What kind of influence does the capitalist mass production of artworks like films, television shows, webcasts, and/or popular music in our times—which is on a much larger, global scale as compared with Benjamin’s, Horkheimer’s, and Adorno’s era—have on the individual and the larger society?

As outlined by Horkheimer and Adorno, individuality is largely an illusion on two accounts. The first one is that capitalization has brought about a standardized means of production. The other one is that individuality is only tolerated as long as it identifies wholly with the resultant generality (Leitch 1226). In line with this, the fulfillment of aesthetic derivatives of mass art is presented as a broken promise to cause aesthetic sublimation to serve as an escape from an equally mechanized reality (Leitch 1231-1233). In this regard, these aesthetic sublimations or art derivatives are vague and noncommittal making them unverifiable granting capitalist mass production of artworks some degree of domination where it serves as an unchallenged prophet of the prevailing order (Leitch 1234).

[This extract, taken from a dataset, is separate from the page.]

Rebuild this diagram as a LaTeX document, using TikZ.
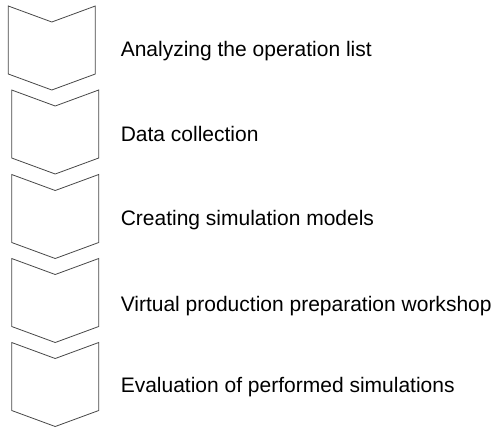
\documentclass[tikz,border=0pt]{standalone}
\usepackage{fontspec}
\setmainfont{Liberation Sans}
\tikzset{
  chev/.style={draw=black!72, line width=0.6pt, line join=miter},
  lbl/.style={anchor=base west, inner sep=0pt, font=\fontsize{15.75pt}{18pt}\selectfont, text=black}
}
\newcommand\mychev[3]{% left x, top y, name
  \draw[chev] (#1,#2) -- ++(43.5,16) -- ++(43.5,-16) -- ++(0,68) -- ++(-43.5,16) -- ++(-43.5,-16) -- cycle;
  \coordinate (#3) at (#1+43.5,#2+42);
}
\begin{document}
\begin{tikzpicture}[x=0.75pt,y=-0.75pt]
\useasboundingbox (0,0) rectangle (495,426);
\mychev{8.3}{6}{c1}
\mychev{11.7}{90}{c2}
\mychev{11.7}{174.5}{c3}
\mychev{11.7}{258.5}{c4}
\mychev{11.7}{342.5}{c5}
\node[lbl] (t1) at (120.5,56) {Analyzing the operation list};
\node[lbl] (t2) at (120.5,141) {Data collection};
\node[lbl] (t3) at (120.5,225) {Creating simulation models};
\node[lbl] (t4) at (120.5,311) {Virtual production preparation workshop};
\node[lbl] (t5) at (120.5,392) {Evaluation of performed simulations};
\end{tikzpicture}
\end{document}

As such, the society accepts the suffering it has resulted in while an individual accepts there are helpless in the system and that mass art serves as the means. Therefore, as opposed to concealing the suffering, it is made necessary resulting in a situation where mass culture and society meet whereby, as opposed to doing away with the tragedy, it is recorded and planned for hence the adoptions of art (Leitch 1235).

Work Cited

Leitch, Vincent B. The Norton Anthology of Theory and Criticism . New York: W. W. Norton & Company, 2001.